Hasta los republicanos más clásicos están asustados y buena parte del mundo también, salvo Rusia o, mejor dicho, el Kremlin, que parece ver con cierta fruición como Estados Unidos se complica. Se ha dicho de Trump que es ‘populista’ y, en la medida que habla sin anestesia a “las masas” y promete cerrar el país, tal vez lo sea. Sin embargo, se perfila más como un autócrata metido en el corsé de la rigurosa institucionalidad norteamericana, una combinación arriesgada.
¿Qué pasaría si gana, algo improbable pero aún posible? Lo más preocupante no sería que “cumpla” sus promesas, algo que parece no importarle mucho en la medida que, a lo largo de la campaña, ha variado un poco su discurso. El problema mayor, enorme, es que no se sabe realmente qué quiere, pues su programa está poblado de cosas incumplibles como el muro que pagarían los mexicanos. La incertidumbre, en manos de un ególatra, es bastante peligrosa.

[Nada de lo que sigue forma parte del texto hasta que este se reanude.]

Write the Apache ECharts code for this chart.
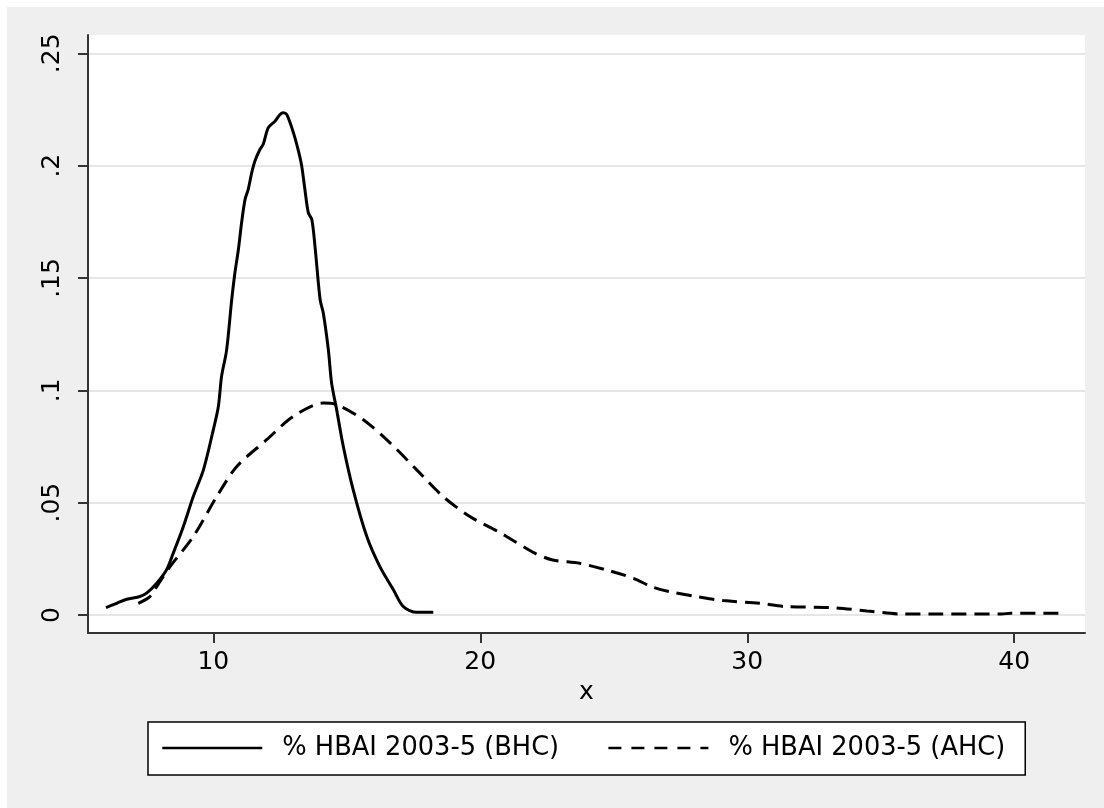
<!DOCTYPE html>
<html>
<head>
<meta charset="utf-8">
<script src="https://cdn.jsdelivr.net/npm/echarts@6/dist/echarts.min.js"></script>
<style>
    html, body { margin: 0; padding: 0; background: #ffffff; }
    #chart { position: absolute; left: 7px; top: 7px; width: 1097px; height: 801px; }
</style>
</head>
<body>
<div id="chart"></div>
<script>
// BHC density (solid)
const bhcX = [5.98, 6.38, 6.76, 7.25, 7.5, 7.88, 8.25, 8.5, 8.88, 9.25, 9.63, 10.0, 10.19, 10.31, 10.5, 10.69, 10.81, 10.94, 11.06, 11.19, 11.31, 11.44, 11.56, 11.75, 11.87, 12.06, 12.31, 12.5, 12.62, 12.75, 13.0, 13.19, 13.31, 13.43, 13.56, 13.69, 13.81, 14.0, 14.12, 14.31, 14.43, 14.62, 14.87, 15.24, 15.75, 16.24, 16.75, 17.12, 17.62, 18.24];
const bhcY = [0.0033, 0.0052, 0.007, 0.0082, 0.0097, 0.0141, 0.0201, 0.0275, 0.0394, 0.0527, 0.0646, 0.0824, 0.0928, 0.1062, 0.118, 0.1404, 0.1523, 0.1627, 0.1746, 0.185, 0.1895, 0.1969, 0.2021, 0.2073, 0.2095, 0.2169, 0.2198, 0.2228, 0.2236, 0.2228, 0.2147, 0.2065, 0.2, 0.1895, 0.179, 0.176, 0.164, 0.1404, 0.1344, 0.118, 0.1033, 0.0914, 0.075, 0.0557, 0.0349, 0.0215, 0.0111, 0.0037, 0.0012, 0.0012];

// AHC density (dashed)
const ahcX = [7.19, 7.63, 7.88, 8.38, 9.25, 10.13, 10.88, 12.0, 13.0, 14.12, 14.62, 15.62, 16.63, 17.62, 18.61, 19.61, 20.67, 21.2, 22.04, 22.71, 23.72, 24.73, 25.74, 26.41, 27.08, 28.09, 29.1, 30.45, 31.46, 33.14, 34.48, 35.83, 37.17, 39.53, 39.87, 41.88];
const ahcY = [0.0052, 0.0082, 0.0126, 0.0215, 0.0349, 0.0527, 0.0661, 0.078, 0.0884, 0.0943, 0.0936, 0.0869, 0.0765, 0.0646, 0.0527, 0.0438, 0.0371, 0.0334, 0.0275, 0.0245, 0.023, 0.02, 0.0163, 0.0126, 0.0104, 0.0082, 0.0064, 0.0052, 0.0037, 0.0033, 0.0018, 0.0004, 0.0004, 0.0004, 0.0008, 0.0008];

const seriesNames = ['% HBAI 2003-5 (BHC)', '% HBAI 2003-5 (AHC)'];
const xTicks = [10, 20, 30, 40];
const yTicks = [0, 0.05, 0.1, 0.15, 0.2, 0.25];

const zip = (xs, ys) => xs.map((x, i) => [x, ys[i]]);
const font = 'DejaVu Sans';
const axisColor = '#333333';

const chart = echarts.init(document.getElementById('chart'));
chart.setOption({
    backgroundColor: '#efefef',
    animation: false,
    grid: {
        left: 81,
        top: 28,
        right: 19,
        bottom: 175,
        show: true,
        backgroundColor: '#ffffff',
        borderWidth: 0
    },
    xAxis: {
        type: 'value',
        min: 5.307,
        max: 42.65,
        name: 'x',
        nameLocation: 'middle',
        nameGap: 45,
        nameTextStyle: { fontFamily: font, fontSize: 25, color: '#000' },
        axisLine: { show: true, onZero: false, lineStyle: { color: axisColor, width: 2 } },
        axisTick: { show: true, length: 10, customValues: xTicks, lineStyle: { color: axisColor, width: 2 } },
        axisLabel: { customValues: xTicks, margin: 17, fontFamily: font, fontSize: 25, color: '#000' },
        splitLine: { show: false }
    },
    yAxis: {
        type: 'value',
        min: -0.00803,
        max: 0.25816,
        axisLine: { show: true, lineStyle: { color: axisColor, width: 2 } },
        axisTick: { show: true, length: 10, customValues: yTicks, lineStyle: { color: axisColor, width: 2 } },
        axisLabel: {
            customValues: yTicks,
            rotate: 90,
            margin: 23,
            fontFamily: font,
            fontSize: 25,
            color: '#000',
            formatter: v => (v === 0 ? '0' : String(v).replace(/^0\./, '.'))
        },
        splitLine: { show: true, lineStyle: { color: '#e6e6e6', width: 2 } }
    },
    legend: {
        left: 141,
        top: 715,
        orient: 'horizontal',
        backgroundColor: '#ffffff',
        borderColor: '#000000',
        borderWidth: 1.5,
        borderRadius: 0,
        padding: [13, 20, 14, 13],
        itemWidth: 100,
        itemHeight: 28,
        itemGap: 48,
        itemStyle: { opacity: 0 },
        textStyle: { fontFamily: font, fontSize: 25.7, color: '#000', padding: [0, 0, 0, 15] },
        data: [
            { name: seriesNames[0], itemStyle: { opacity: 0 }, lineStyle: { color: '#000', width: 2.5, type: 'solid' } },
            { name: seriesNames[1], itemStyle: { opacity: 0 }, lineStyle: { color: '#000', width: 2.5, type: [13, 10] } }
        ]
    },
    series: [
        {
            name: seriesNames[0],
            type: 'line',
            data: zip(bhcX, bhcY),
            symbol: 'none',
            showSymbol: false,
            smooth: 0.3,
            lineStyle: { color: '#000', width: 3, type: 'solid' },
            itemStyle: { color: '#000' }
        },
        {
            name: seriesNames[1],
            type: 'line',
            data: zip(ahcX, ahcY),
            symbol: 'none',
            showSymbol: false,
            smooth: 0.3,
            lineStyle: { color: '#000', width: 3, type: [15, 8] },
            itemStyle: { color: '#000' }
        }
    ]
});
</script>
</body>
</html>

Supongo que el martes 8/11 por la noche, pase lo que pase, el mundo seguirá existiendo, las urnas habrán dado su veredicto en todos los estados (unidos y asustados), y habrá material para el análisis y la angustia. Como fuere, la pregunta que seguirá flotando es cómo la sociedad contemporánea, en EEUU y en otras partes, puede producir líderes políticos de este calado, que confunden sus deseos desatadamente narcisistas con la idea, modestísima, del interés público.